§ **Exercise aim**: Nothing after the line with "autres = [20.4, 20.1, 22.8]" belongs in the copy; extract the lines below from the top through that line, pictures left out.

§ **Collected data**:
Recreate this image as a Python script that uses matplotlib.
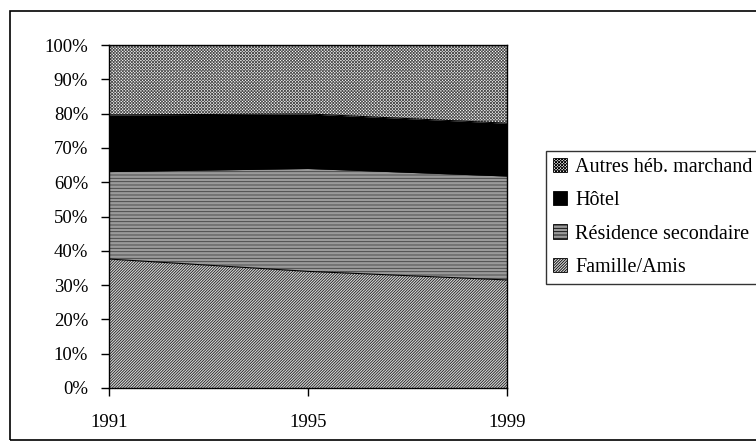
import numpy as np
import matplotlib.pyplot as plt
from matplotlib.patches import Rectangle

# data (share of nights, %)
years = [1991, 1995, 1999]
famille = [37.6, 34.0, 31.5]
residence = [25.5, 30.0, 30.3]
hotel = [16.5, 15.9, 15.4]
autres = [20.4, 20.1, 22.8]

labels = ["Famille/Amis", "Résidence secondaire", "Hôtel", "Autres héb. marchand"]
series = [famille, residence, hotel, autres]
faces = ["#d8d8d8", "#9a9a9a", "black", "white"]
hatch_cols = ["#202020", "#404040", "black", "#505050"]
hatches = ["/" * 12, "-" * 5, None, "x" * 11]

plt.rcParams['font.family'] = ['Liberation Serif', 'DejaVu Serif']
plt.rcParams['hatch.linewidth'] = 0.6

fig = plt.figure(figsize=(7.56, 4.46), dpi=100)
ax = fig.add_axes([109 / 756, 1 - 388 / 446, 398 / 756, 343 / 446])

x = np.array(years)
base = np.zeros(len(years))
polys = []
for vals, fc, hc, h, lab in zip(series, faces, hatch_cols, hatches, labels):
    top = base + np.array(vals)
    p = ax.fill_between(x, base, top, facecolor=fc, edgecolor=hc, hatch=h,
                        linewidth=0, label=lab)
    ax.plot(x, top, color="black", lw=0.8)
    polys.append(p)
    base = top

ax.set_xlim(years[0], years[-1])
ax.set_ylim(0, 100)
ax.set_xticks(years)
ax.set_yticks(np.arange(0, 101, 10))
ax.set_yticklabels([f"{v}%" for v in range(0, 101, 10)])
ax.tick_params(axis='both', direction='out', length=6, width=1, labelsize=13.5)
ax.tick_params(axis='y', pad=9)
ax.tick_params(axis='x', pad=13)
for s in ax.spines.values():
    s.set_linewidth(1)

leg = ax.legend(polys[::-1], labels[::-1], loc='upper left',
                bbox_to_anchor=(546 / 756, 1 - 151 / 446),
                bbox_transform=fig.transFigure, fontsize=14.5,
                frameon=True, fancybox=False, edgecolor='black',
                handlelength=0.7, handleheight=0.7, handletextpad=0.4,
                labelspacing=0.7, borderpad=0.35, borderaxespad=0)
leg.get_frame().set_linewidth(1)
for hnd in leg.legend_handles:
    hnd.set_edgecolor('black')
    hnd.set_linewidth(0.6)

# chart area border
fig.patches.append(Rectangle((10 / 756, 1 - 440 / 446), 1.1, 429 / 446,
                             transform=fig.transFigure, fill=False,
                             edgecolor='black', linewidth=1.2))

fig.savefig("out.png", dpi=100)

§ **Reply to the exercise**:
Recreate this image as a Python script that uses matplotlib.
import numpy as np
import matplotlib.pyplot as plt
from matplotlib.patches import Rectangle

# data (share of nights, %)
years = [1991, 1995, 1999]
famille = [37.6, 34.0, 31.5]
residence = [25.5, 30.0, 30.3]
hotel = [16.5, 15.9, 15.4]
autres = [20.4, 20.1, 22.8]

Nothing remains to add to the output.